Autrement dit, le droit sui generis n’est pas aboli, mais il se colore d’obligations ex‑ante en faveur du partage. Pour rester maîtres du calendrier, les dirigeants doivent aujourd’hui cartographier leurs bases. Ils doivent identifier ce qui relève du secret et ce qui entrera dans le périmètre d’accès imposé. Ils doivent enfin préparer des clauses contractuelles destinées à sécuriser la compensation financière et la préservation technique du secret. En anticipant, ils feront du Data Act non une contrainte, mais un moteur de confiance pour de nouveaux modèles d’affaires basés sur la donnée.

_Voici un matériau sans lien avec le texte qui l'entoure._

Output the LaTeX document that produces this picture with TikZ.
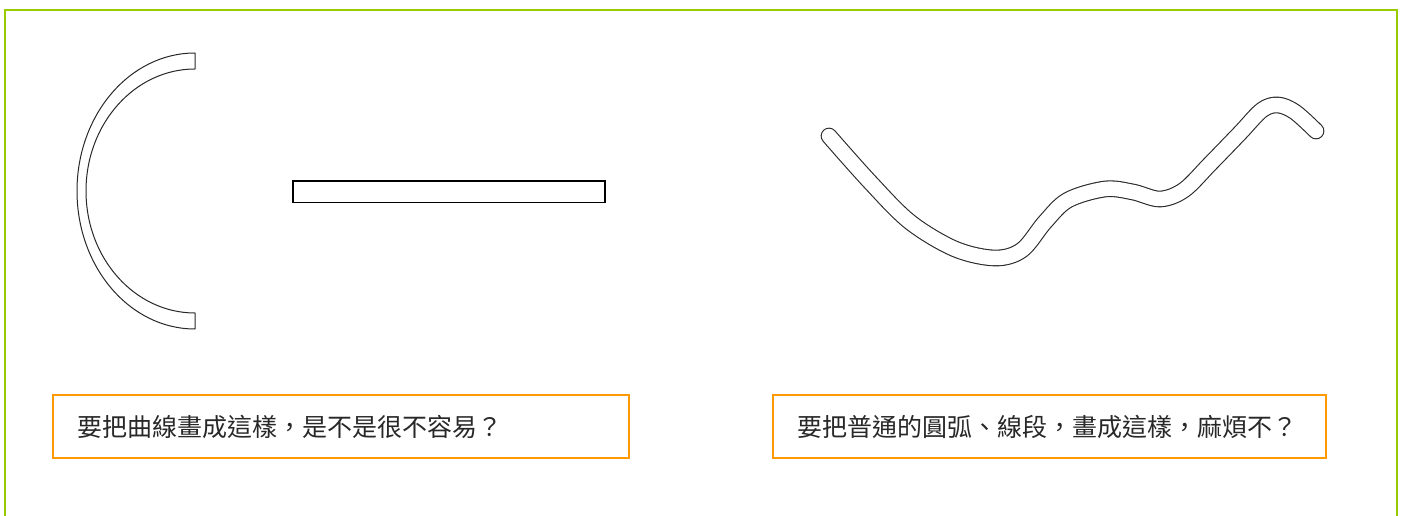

La même logique vaut pour la portabilité vers le cloud, consacrée au chapitre VIII. Les fournisseurs de services devront permettre la migration des données sans rompre la confidentialité. Les clauses NDA et les protocoles de chiffrement demeureront donc essentiels pour préserver le secret.
Conclusion
Base de données et secret d’affaires évoluent désormais de concert. Le premier protège un investissement ou une création, même publique. Le second sécurise la valeur confidentielle en amont. Le Data Act modernise le paysage sans remettre en cause cette complémentarité. Pour tirer parti de ce cadre, adoptez une gouvernance des données rigoureuse. Cartographiez, cloisonnez, tracez les accès, puis choisissez le régime approprié à chaque phase de vie de votre base. Vous disposerez ainsi d’un double verrou : dissuasion face aux concurrents et monétisation maîtrisée. En cas de litige ou de stratégie internationale, faites‑vous accompagner tôt. Une analyse préventive coûte moins qu’un procès et valorise votre actif aux yeux des investisseurs. Ne sous‑estimez pas non plus la dimension internationale. Le secret d’affaires trouve un équivalent dans le Defend Trade Secrets Act américain et dans le « know‑how » britannique. Une politique globale évite les failles de juridiction et rassure les partenaires étrangers, investisseurs ou clients.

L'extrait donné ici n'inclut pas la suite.